The first time I tore a Toyota Axle apart I tried to not mix up any parts. Don\'t worry about this at all most of the parts can be interchanged between sides. I will show you what to watch out for as it\'s being put back together. For now just throw everything into a container.

Step 01) Drain the housing using the drain plug on the underside of the Axle at the Differential

Step 02) Remove the Hub Bodies
---- Set the dial to \"Free\"
---- Remove the 6 bolts
---- Behind these bolts there are \"Cone Washers\", These tapered washers allow the outer part of the hub to be centered perfectly on the studs. They can be tough to remove as they get pressed in pretty tight by the nuts, take your time and remove them by inserting the end of a thin flat bladed screwdriver into the thin slot at a slight angle on the washer and tap it lightly as if you\'re trying to turn it. You can also tap lightly on the stud to loosen them up a bit.
---- Remove the snap ring inside the hub.
---- Remove the remaining 6 bolts and pull off the main body of the Hub.

Step 03) Remove the Caliper
---- Remove the 2 bolts holding the caliper
---- Use a piece of wire to hold the caliper up out of the way.

Step 04) Remove the Brake Rotor & Spindle
---- Bend the tabs up on the lock ring so you can remove the lock nut.
---- Remove the lock ring by sliding it off.
---- Remove the Adjusting Nut.
---- Remove the Thrust Washer.
---- Pull the Brake Rotor off, discard the old bearings.
---- Remove the 8 bolts holding the Dust Seal, Dust Cover, & Spindle to the Knuckle.

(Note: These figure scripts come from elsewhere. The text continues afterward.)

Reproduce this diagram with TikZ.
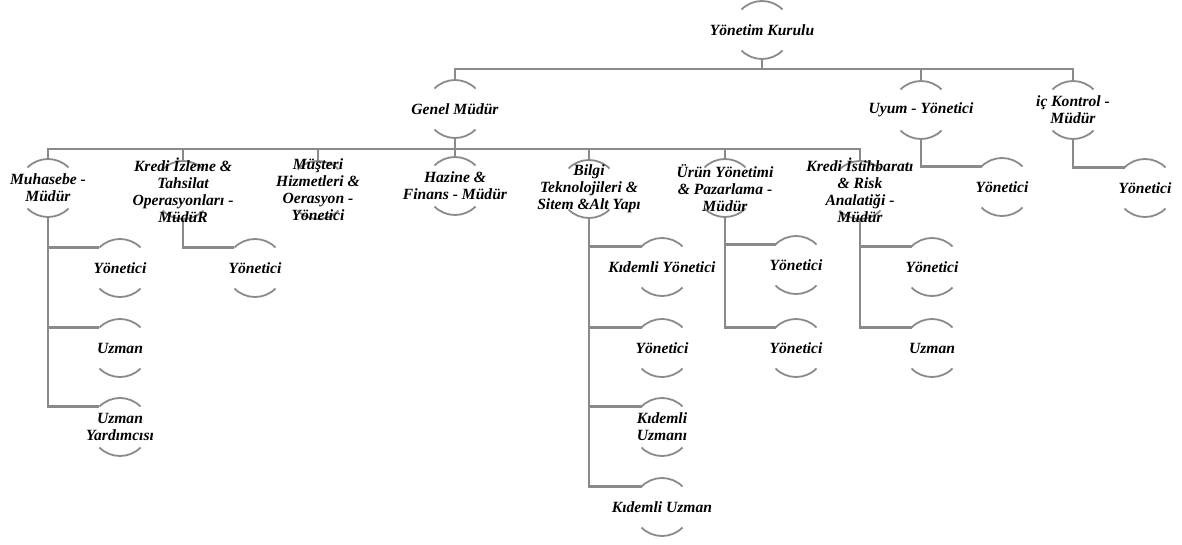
\documentclass[tikz,border=0pt]{standalone}
\usepackage{fontspec}
\setmainfont{Liberation Serif}
\usetikzlibrary{backgrounds}

\definecolor{linegray}{RGB}{138,138,138}
\tikzset{
  post/.style={align=center, inner sep=0pt, text=black,
    font=\fontsize{15.6}{17}\selectfont\bfseries\itshape},
  conn/.style={draw=linegray, line width=2.4pt},
  rim/.style={draw=linegray, line width=1.8pt},
}

\begin{document}
\begin{tikzpicture}[x=1pt,y=1pt]
\useasboundingbox (0,0) rectangle (1182,-544);

% top levels
\node[post] (yk) at (762,-30) {Yönetim Kurulu};
\node[post] (gm) at (455,-109) {Genel Müdür};
\node[post] (uy) at (921,-110) {Uyum - Yönetici};
\node[post] (ik) at (1073,-110) {iç Kontrol -\\Müdür};
\node[post] (uy1) at (1002,-187) {Yönetici};
\node[post] (ik1) at (1145,-188) {Yönetici};

% departments
\node[post] (mh) at (48,-188) {Muhasebe -\\Müdür};
\node[post] (kiz) at (183,-190) {Kredi İzleme \&\\Tahsilat\\Operasyonları -\\MüdüR};
\node[post] (ms) at (318,-190) {Müşteri\\Hizmetleri \&\\Oerasyon -\\Yönetici};
\node[post] (hz) at (455,-186) {Hazine \&\\Finans - Müdür};
\node[post] (bt) at (589,-189) {Bilgi\\Teknolojileri \&\\Sitem \&Alt Yapı};
\node[post] (ur) at (725,-188) {Ürün Yönetimi\\\& Pazarlama -\\Müdür};
\node[post] (kis) at (860,-190) {Kredi İstihbaratı\\\& Risk\\Analatiği -\\Müdür};

% staff
\node[post] (mh1) at (120,-268) {Yönetici};
\node[post] (mh2) at (120,-348) {Uzman};
\node[post] (mh3) at (120,-427) {Uzman\\Yardımcısı};
\node[post] (kiz1) at (255,-268) {Yönetici};
\node[post] (bt1) at (662,-267) {Kıdemli Yönetici};
\node[post] (bt2) at (662,-348) {Yönetici};
\node[post] (bt3) at (662,-427) {Kıdemli\\Uzmanı};
\node[post] (bt4) at (662,-507) {Kıdemli Uzman};
\node[post] (ur1) at (796,-265) {Yönetici};
\node[post] (ur2) at (796,-348) {Yönetici};
\node[post] (kis1) at (932,-267) {Yönetici};
\node[post] (kis2) at (932,-348) {Uzman};

\coordinate (b0) at (762,-69);
\coordinate (b1) at (455,-149);

\begin{scope}[on background layer]
% arcs
\foreach \n in {yk,gm,uy,ik,uy1,ik1,mh,kiz,ms,hz,bt,ur,kis,
                mh1,mh2,mh3,kiz1,bt1,bt2,bt3,bt4,ur1,ur2,kis1,kis2} {
  \draw[rim] ([shift={(45:29pt)}]\n.center) arc (45:135:29pt);
  \draw[rim] ([shift={(225:29pt)}]\n.center) arc (225:315:29pt);
}

% bars
\draw[conn] ([yshift=-29pt]yk.center) -- (b0);
\draw[conn] ([yshift=29pt]gm.center) |- (b0) -| ([yshift=29pt]ik.center);
\draw[conn] (b0) -| ([yshift=29pt]uy.center);
\draw[conn] ([yshift=-29pt]gm.center) -- (b1);
\draw[conn] ([yshift=29pt]mh.center) |- (b1) -| ([yshift=29pt]kis.center);
\foreach \n in {kiz,ms,hz,bt,ur}
  \draw[conn] (\n.center |- b1) -- ([yshift=29pt]\n.center);

% elbows
\foreach \p/\c in {uy/uy1,ik/ik1,mh/mh1,mh/mh2,mh/mh3,kiz/kiz1,
                   bt/bt1,bt/bt2,bt/bt3,bt/bt4,ur/ur1,ur/ur2,kis/kis1,kis/kis2}
  \draw[conn] ([yshift=-29pt]\p.center) |- ([shift={(135:29pt)}]\c.center);
\end{scope}

\end{tikzpicture}
\end{document}
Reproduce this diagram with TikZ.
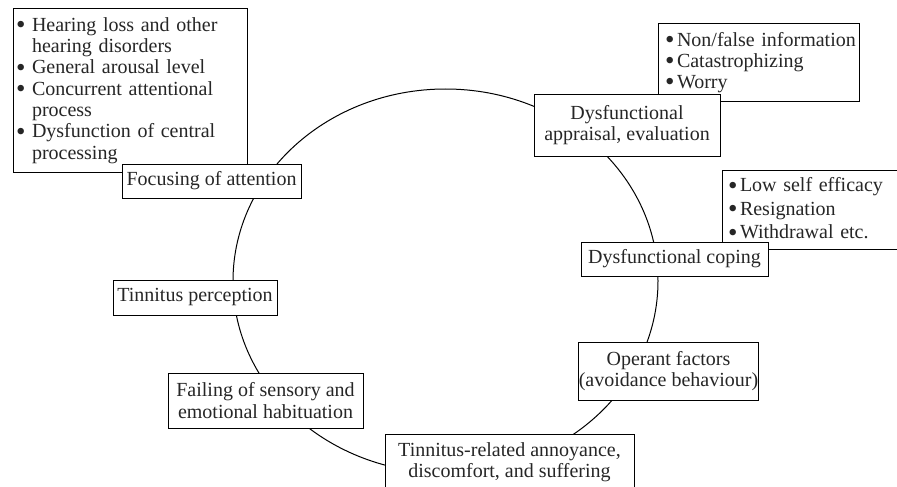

Discard the old gaskets.

Step 05) Remove the Axles
---- Remove the 4 nuts on the Lower Bearing Caps.
---- Remove the 4 nuts on the Upper Bearing Caps/Steering Arms.
---- By tapping with a hammer remove the Lower Bearing Caps. You will find a thin metal shim between the Bearing Cap and the Knuckle. Be sure to mark these so that they go back in the same location. Discard the bearings.


---- The Upper Caps/Steering Arms also uses Cone Washers which must be removed. Here you can usually take a hammer and tap on the underside of the Cap/Arm to pop them free. Keep an eye on them as they may fly across the room. There is also a metal shim between the Cap/Arm and the Knuckle, be sure to mark it so it goes back in the same location. Discard the bearings.
---- Rotate the axle so that the flat spot matches the flat spot in the Knuckle and give it a good tug, it should pull right out.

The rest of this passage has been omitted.